» Written request
Leave out the pictures; transcribe all else exactly.
--- BEGIN ---
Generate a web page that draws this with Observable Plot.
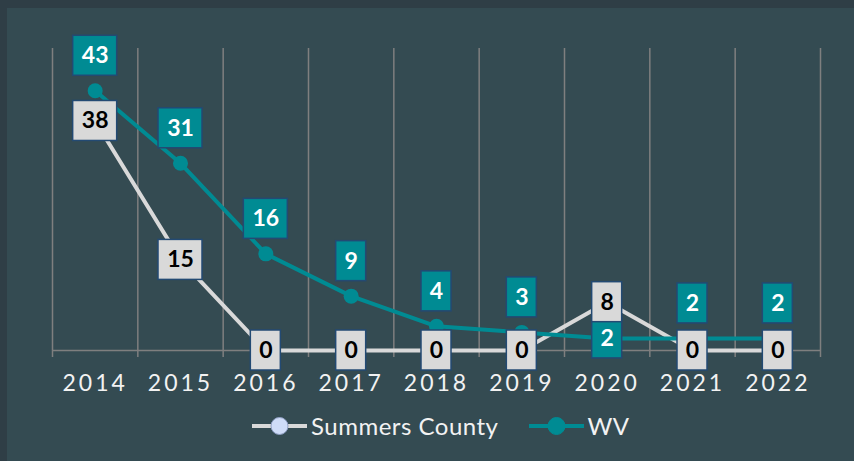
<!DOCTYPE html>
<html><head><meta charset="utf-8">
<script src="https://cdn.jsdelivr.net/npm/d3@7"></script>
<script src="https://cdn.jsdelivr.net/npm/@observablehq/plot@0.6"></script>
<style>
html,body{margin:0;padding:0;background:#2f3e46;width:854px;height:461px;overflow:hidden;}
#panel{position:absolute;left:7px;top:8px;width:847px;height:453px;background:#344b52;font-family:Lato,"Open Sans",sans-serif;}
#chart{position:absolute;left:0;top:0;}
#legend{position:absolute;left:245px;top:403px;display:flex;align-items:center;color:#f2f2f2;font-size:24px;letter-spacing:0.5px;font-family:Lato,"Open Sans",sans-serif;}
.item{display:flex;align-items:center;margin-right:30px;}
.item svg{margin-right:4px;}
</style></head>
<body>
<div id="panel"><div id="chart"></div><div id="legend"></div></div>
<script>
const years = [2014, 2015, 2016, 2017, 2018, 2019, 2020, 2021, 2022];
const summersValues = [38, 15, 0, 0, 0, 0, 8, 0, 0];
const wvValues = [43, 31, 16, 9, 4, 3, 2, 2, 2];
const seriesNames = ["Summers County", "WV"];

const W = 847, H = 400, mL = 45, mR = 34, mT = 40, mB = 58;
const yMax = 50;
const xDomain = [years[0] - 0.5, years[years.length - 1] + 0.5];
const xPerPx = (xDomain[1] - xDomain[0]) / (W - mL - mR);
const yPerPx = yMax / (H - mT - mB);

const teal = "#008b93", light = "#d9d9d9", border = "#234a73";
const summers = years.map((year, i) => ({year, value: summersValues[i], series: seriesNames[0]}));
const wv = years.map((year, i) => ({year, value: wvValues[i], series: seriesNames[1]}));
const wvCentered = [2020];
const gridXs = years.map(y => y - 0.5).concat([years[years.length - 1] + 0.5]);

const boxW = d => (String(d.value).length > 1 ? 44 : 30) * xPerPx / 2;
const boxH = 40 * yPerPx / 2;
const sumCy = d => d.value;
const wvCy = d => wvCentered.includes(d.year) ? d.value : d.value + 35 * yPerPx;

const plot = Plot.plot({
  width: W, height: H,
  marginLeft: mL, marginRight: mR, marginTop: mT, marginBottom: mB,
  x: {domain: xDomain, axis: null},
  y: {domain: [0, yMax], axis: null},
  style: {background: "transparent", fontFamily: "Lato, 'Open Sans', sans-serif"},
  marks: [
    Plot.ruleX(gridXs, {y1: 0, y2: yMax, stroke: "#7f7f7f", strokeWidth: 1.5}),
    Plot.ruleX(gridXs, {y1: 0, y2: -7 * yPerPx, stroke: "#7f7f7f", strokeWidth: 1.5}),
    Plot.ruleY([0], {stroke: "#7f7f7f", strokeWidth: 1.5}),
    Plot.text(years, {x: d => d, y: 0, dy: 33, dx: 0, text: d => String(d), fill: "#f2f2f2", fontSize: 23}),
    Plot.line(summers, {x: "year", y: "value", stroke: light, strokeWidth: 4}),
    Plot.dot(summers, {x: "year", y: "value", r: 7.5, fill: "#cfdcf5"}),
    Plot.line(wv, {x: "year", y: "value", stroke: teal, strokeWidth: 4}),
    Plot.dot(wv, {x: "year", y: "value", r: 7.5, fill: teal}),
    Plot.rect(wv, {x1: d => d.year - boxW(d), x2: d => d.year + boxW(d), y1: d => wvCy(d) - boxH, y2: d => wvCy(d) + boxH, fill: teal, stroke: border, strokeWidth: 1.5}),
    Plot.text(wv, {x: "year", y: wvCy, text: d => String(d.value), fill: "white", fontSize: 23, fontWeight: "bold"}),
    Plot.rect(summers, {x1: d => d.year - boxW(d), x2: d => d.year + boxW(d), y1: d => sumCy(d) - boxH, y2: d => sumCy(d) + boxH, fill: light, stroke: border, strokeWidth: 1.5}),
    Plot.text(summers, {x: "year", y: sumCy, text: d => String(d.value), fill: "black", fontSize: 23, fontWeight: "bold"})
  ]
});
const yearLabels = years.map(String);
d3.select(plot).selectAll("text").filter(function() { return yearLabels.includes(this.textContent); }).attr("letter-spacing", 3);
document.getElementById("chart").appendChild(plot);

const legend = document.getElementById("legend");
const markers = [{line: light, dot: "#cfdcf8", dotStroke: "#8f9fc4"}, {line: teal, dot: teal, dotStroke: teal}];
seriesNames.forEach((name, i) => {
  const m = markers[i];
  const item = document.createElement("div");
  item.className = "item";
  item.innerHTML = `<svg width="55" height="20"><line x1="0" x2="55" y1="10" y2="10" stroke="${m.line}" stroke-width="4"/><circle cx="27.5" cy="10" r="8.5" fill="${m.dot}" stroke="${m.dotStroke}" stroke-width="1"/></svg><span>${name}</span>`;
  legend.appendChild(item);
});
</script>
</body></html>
--- END ---
» Response below
Generate a web page that draws this with Observable Plot.
<!DOCTYPE html>
<html><head><meta charset="utf-8">
<script src="https://cdn.jsdelivr.net/npm/d3@7"></script>
<script src="https://cdn.jsdelivr.net/npm/@observablehq/plot@0.6"></script>
<style>
html,body{margin:0;padding:0;background:#2f3e46;width:854px;height:461px;overflow:hidden;}
#panel{position:absolute;left:7px;top:8px;width:847px;height:453px;background:#344b52;font-family:Lato,"Open Sans",sans-serif;}
#chart{position:absolute;left:0;top:0;}
#legend{position:absolute;left:245px;top:403px;display:flex;align-items:center;color:#f2f2f2;font-size:24px;letter-spacing:0.5px;font-family:Lato,"Open Sans",sans-serif;}
.item{display:flex;align-items:center;margin-right:30px;}
.item svg{margin-right:4px;}
</style></head>
<body>
<div id="panel"><div id="chart"></div><div id="legend"></div></div>
<script>
const years = [2014, 2015, 2016, 2017, 2018, 2019, 2020, 2021, 2022];
const summersValues = [38, 15, 0, 0, 0, 0, 8, 0, 0];
const wvValues = [43, 31, 16, 9, 4, 3, 2, 2, 2];
const seriesNames = ["Summers County", "WV"];

const W = 847, H = 400, mL = 45, mR = 34, mT = 40, mB = 58;
const yMax = 50;
const xDomain = [years[0] - 0.5, years[years.length - 1] + 0.5];
const xPerPx = (xDomain[1] - xDomain[0]) / (W - mL - mR);
const yPerPx = yMax / (H - mT - mB);

const teal = "#008b93", light = "#d9d9d9", border = "#234a73";
const summers = years.map((year, i) => ({year, value: summersValues[i], series: seriesNames[0]}));
const wv = years.map((year, i) => ({year, value: wvValues[i], series: seriesNames[1]}));
const wvCentered = [2020];
const gridXs = years.map(y => y - 0.5).concat([years[years.length - 1] + 0.5]);

const boxW = d => (String(d.value).length > 1 ? 44 : 30) * xPerPx / 2;
const boxH = 40 * yPerPx / 2;
const sumCy = d => d.value;
const wvCy = d => wvCentered.includes(d.year) ? d.value : d.value + 35 * yPerPx;

const plot = Plot.plot({
  width: W, height: H,
  marginLeft: mL, marginRight: mR, marginTop: mT, marginBottom: mB,
  x: {domain: xDomain, axis: null},
  y: {domain: [0, yMax], axis: null},
  style: {background: "transparent", fontFamily: "Lato, 'Open Sans', sans-serif"},
  marks: [
    Plot.ruleX(gridXs, {y1: 0, y2: yMax, stroke: "#7f7f7f", strokeWidth: 1.5}),
    Plot.ruleX(gridXs, {y1: 0, y2: -7 * yPerPx, stroke: "#7f7f7f", strokeWidth: 1.5}),
    Plot.ruleY([0], {stroke: "#7f7f7f", strokeWidth: 1.5}),
    Plot.text(years, {x: d => d, y: 0, dy: 33, dx: 0, text: d => String(d), fill: "#f2f2f2", fontSize: 23}),
    Plot.line(summers, {x: "year", y: "value", stroke: light, strokeWidth: 4}),
    Plot.dot(summers, {x: "year", y: "value", r: 7.5, fill: "#cfdcf5"}),
    Plot.line(wv, {x: "year", y: "value", stroke: teal, strokeWidth: 4}),
    Plot.dot(wv, {x: "year", y: "value", r: 7.5, fill: teal}),
    Plot.rect(wv, {x1: d => d.year - boxW(d), x2: d => d.year + boxW(d), y1: d => wvCy(d) - boxH, y2: d => wvCy(d) + boxH, fill: teal, stroke: border, strokeWidth: 1.5}),
    Plot.text(wv, {x: "year", y: wvCy, text: d => String(d.value), fill: "white", fontSize: 23, fontWeight: "bold"}),
    Plot.rect(summers, {x1: d => d.year - boxW(d), x2: d => d.year + boxW(d), y1: d => sumCy(d) - boxH, y2: d => sumCy(d) + boxH, fill: light, stroke: border, strokeWidth: 1.5}),
    Plot.text(summers, {x: "year", y: sumCy, text: d => String(d.value), fill: "black", fontSize: 23, fontWeight: "bold"})
  ]
});
const yearLabels = years.map(String);
d3.select(plot).selectAll("text").filter(function() { return yearLabels.includes(this.textContent); }).attr("letter-spacing", 3);
document.getElementById("chart").appendChild(plot);

const legend = document.getElementById("legend");
const markers = [{line: light, dot: "#cfdcf8", dotStroke: "#8f9fc4"}, {line: teal, dot: teal, dotStroke: teal}];
seriesNames.forEach((name, i) => {
  const m = markers[i];
  const item = document.createElement("div");
  item.className = "item";
  item.innerHTML = `<svg width="55" height="20"><line x1="0" x2="55" y1="10" y2="10" stroke="${m.line}" stroke-width="4"/><circle cx="27.5" cy="10" r="8.5" fill="${m.dot}" stroke="${m.dotStroke}" stroke-width="1"/></svg><span>${name}</span>`;
  legend.appendChild(item);
});
</script>
</body></html>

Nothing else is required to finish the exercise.